Конечно, нельзя сказать, что с этого момента положение Пришвина заметно улучшилось («Освобождение писателей от РАППа похоже на освобождение крестьян от крепостной зависимости и тоже без земли: свобода признана, а пахать негде, и ничего не попишешь при этой свободе»), но все же именно в это время им была написана поэма «Жень-шень», или «Корень жизни», опубликованная в 1933 году.
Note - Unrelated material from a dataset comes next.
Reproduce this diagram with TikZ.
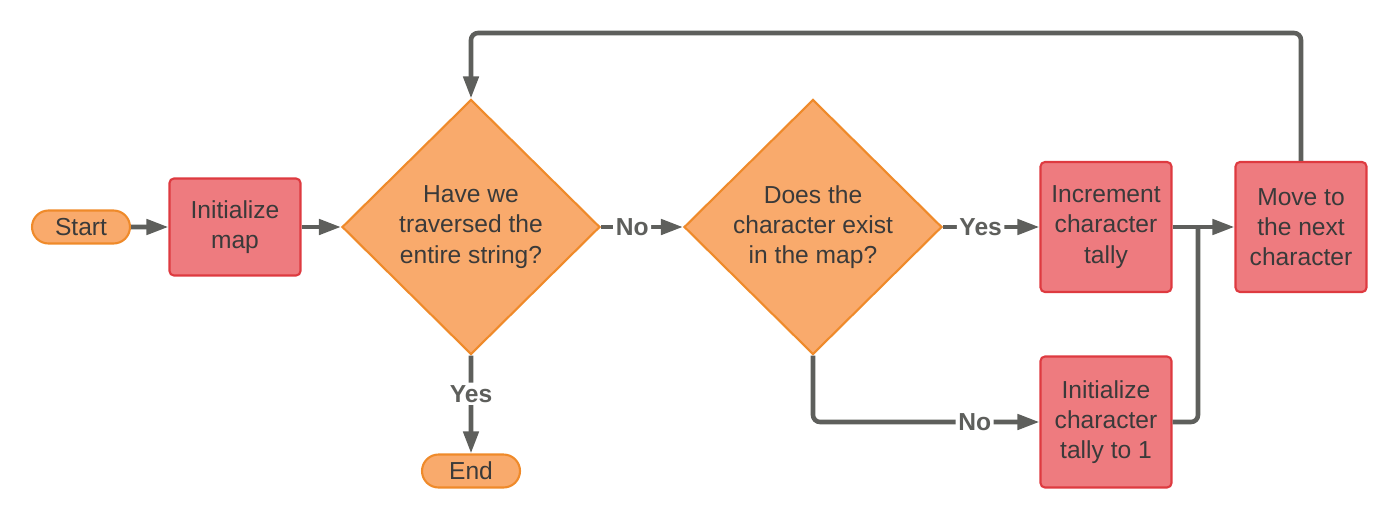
\documentclass[tikz,border=0pt]{standalone}
\usepackage{fontspec}
\setmainfont{Liberation Sans}
\usetikzlibrary{calc, arrows.meta, shapes.geometric, shapes.misc}
\definecolor{termfill}{HTML}{F9AA6C}
\definecolor{termline}{HTML}{EF8A2A}
\definecolor{procfill}{HTML}{EE7B7F}
\definecolor{procline}{HTML}{DE3A40}
\definecolor{linegray}{HTML}{5E5F5C}
\definecolor{txtgray}{HTML}{3A3A3A}

\begin{document}
\begin{tikzpicture}[x=0.02cm, y=-0.02cm,
    every node/.style={font=\fontsize{14}{17.2}\selectfont, text=txtgray},
    terminal/.style={rounded rectangle, draw=termline, fill=termfill, line width=1.2pt,
        minimum width=1.96cm, minimum height=0.66cm, inner sep=0pt},
    process/.style={rectangle, rounded corners=2.5pt, draw=procline, fill=procfill,
        line width=1.2pt, minimum width=2.62cm, align=center, inner sep=0pt},
    decision/.style={diamond, draw=termline, fill=termfill, line width=1.2pt,
        minimum width=5.16cm, minimum height=5.1cm, inner sep=0pt, align=center},
    flow/.style={draw=linegray, line width=2.6pt, rounded corners=4pt,
        -{Triangle[length=0.44cm, width=0.3cm]}},
    joint/.style={draw=linegray, line width=2.6pt, rounded corners=4pt},
    lbl/.style={fill=white, inner sep=1.5pt, text=linegray,
        font=\fontsize{14}{17}\selectfont\bfseries}]

    \useasboundingbox (0,0) rectangle (1400,521);

    % terminals
    \node[terminal] (start) at (81,227) {Start};
    \node[terminal] (stop) at (471,471) {End};

    % boxes
    \node[process, minimum height=1.94cm] (initmap) at (235,227) {Initialize\\map};
    \node[process, minimum height=2.6cm] (incr) at (1106,227) {Increment\\character\\tally};
    \node[process, minimum height=2.6cm] (move) at (1301,227) {Move to\\the next\\character};
    \node[process, minimum height=2.62cm] (inittally) at (1106,422) {Initialize\\character\\tally to 1};

    % questions
    \node[decision] (done) at (471,227) {Have we\\traversed the\\entire string?};
    \node[decision] (exists) at (813,227) {Does the\\character exist\\in the map?};

    % helper points
    \coordinate (looptop) at (471,33);
    \coordinate (merge) at (1198,227);

    % connectors
    \draw[flow] (start) -- (initmap);
    \draw[flow] (initmap) -- (done);
    \draw[flow] (done) -- node[lbl, pos=0.38] {No} (exists);
    \draw[flow] (done) -- node[lbl, pos=0.39] {Yes} (stop);
    \draw[flow] (exists) -- node[lbl, pos=0.39] {Yes} (incr);
    \draw[flow] (exists.south) |- node[lbl, pos=0.857] {No} (inittally);
    \draw[flow] (incr) -- (move);
    \draw[joint] (inittally.east) -| (merge);
    \draw[flow] (move.north) |- (looptop) -- (done.north);
\end{tikzpicture}
\end{document}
Первый съезд писателей свободы не прибавил («съезд проваливался: докладчики, начиная с Горького, читали по напечатанным докладам... меня запросили на съезде, о чем мог бы я сказать со съезда по радио, и я ответил: – Скажите, что мы ждем от правительства второго шага: первым шагом было 23 апреля. – Мне ответили, что так нельзя»). С одной стороны, Пришвин понимает, что «условия писания явно улучшаются» и как будто «нечего вовсе и говорить», с другой стороны, признает, что Чуковский и Эренбург попробовали «покритиковать», но съезд это не оживило («Съезд похож на огромный завод, на котором загадано создать в литературе советского героя»). Пришвин даже как-то с удивлением отмечает, что его не выбрали в президиум («64 челов. президиум: меня не выбрали: и хорошо, и неприятно: хорошо, что я в оппозиции, что я свободен и могу всегда исчезнуть незаметно, плохо же...»). Самоирония спасает его от того, чтобы слишком близко принимать это к сердцу («Уважения не нужно, а не уважат – обидно»), он чувствует какую-то общую «линию политики» не только в отношении себя. Может быть, потому, что ему на самом деле до последнего предела чужд этот стиль – советский – ни к чему не ведущих разговоров и хочется исчезнуть, не участвовать («Болтовня на съезде, интервью, снимание... я решил на день-два сбежать в Загорск. <...> Ясный прохладный день. Тишина... Счастье вернуться к себе. <...> А съезд все идет»). Кстати сказать, Пришвин совсем не считает себя героем и записывает, что сам «струсил даже того, что сказал организатору радиомитинга» об ожидании от правительства следующего шага, но в то же самое время он знает в себе одну черту, которая никогда его не подводила. Позднее он запишет о себе: «храбрый заяц» («всегда понимая себя как труса, на деле, когда подходило в упор что-нибудь, я всегда оставался на высоте, только редко это случалось»).